Addormentarsi, al contrario, non sarà altro che perdere questa consapevolezza, vivere come se non attendessimo nessuno: quando questo accade, l’orizzonte si chiude sul qui ed ora, e ciò che facciamo diventa il tutto, diventa tutta la nostra vita”. In questo senso l’Avvento è uno sguardo nuovo sul futuro:

“Solo con questo sguardo rivolto alla meta il cammino ha senso, ed è possibile stare nella vita in un modo nuovo: si può guardare alle cose del mondo non come ad un assoluto, che realizza tutte le aspirazioni dell’uomo; ma nemmeno, al contrario, come qualcosa di accessorio, che non ha nessun valore. Gesù, nel Vangelo, evita entrambe queste posizioni: afferma con sicurezza che il tempo è attesa di un incontro, ma dice anche che questo incontro non può avvenire se la vita non è vissuta nella vigilanza e nell’attesa.

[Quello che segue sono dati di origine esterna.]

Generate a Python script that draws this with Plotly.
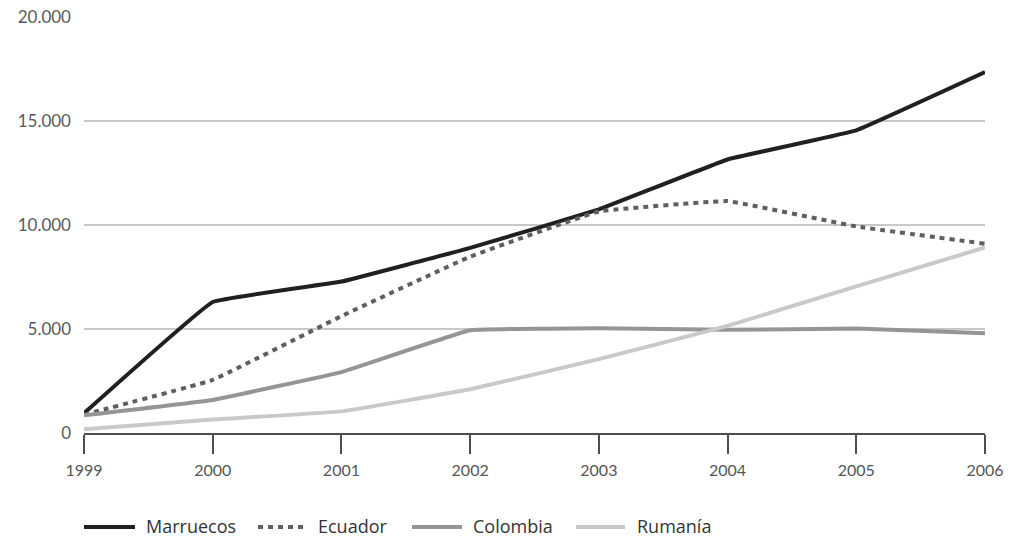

Si può stare nel mondo in un modo nuovo, perché è vero che il compimento sta alla fine, ma è altrettanto vero che noi gustiamo già ciò in cui crediamo e verso cui camminiamo”.

Quindi il vegliare implica anche il celebrare, che è la testimonianza del mistero di Dio fatto Bambino: “Celebrare è stare nella storia tenendo desta la memoria del dono che ci fa vivere e la coscienza della meta verso cui camminiamo; ed è fare esperienza che, proprio alimentando questa coscienza, la meta si avvicina a noi e noi ad essa.

Questo modo di stare nella storia rende il cristiano un testimone. Testimone di ciò verso cui camminiamo e in cui crediamo. Testimone di un modo nuovo di stare nella storia, per cui questa vita terrena non è tutto, e si può anche perdere, pur di non perdere l’incontro con il Signore.

Il testimone è il ‘guardiano’ di cui parla Gesù: il guardiano che sta alla porta e la tiene aperta e vede, dentro e oltre il dramma della vita, il Signore che entra. Non è un caso che il primo testimone, il primo martire della Chiesa, santo Stefano, muoia dicendo che ‘vede i cieli aperti’: Stefano veglia e fa attenzione al Signore che viene, che è fedele, che abita dentro la storia, che lo attende oltre”.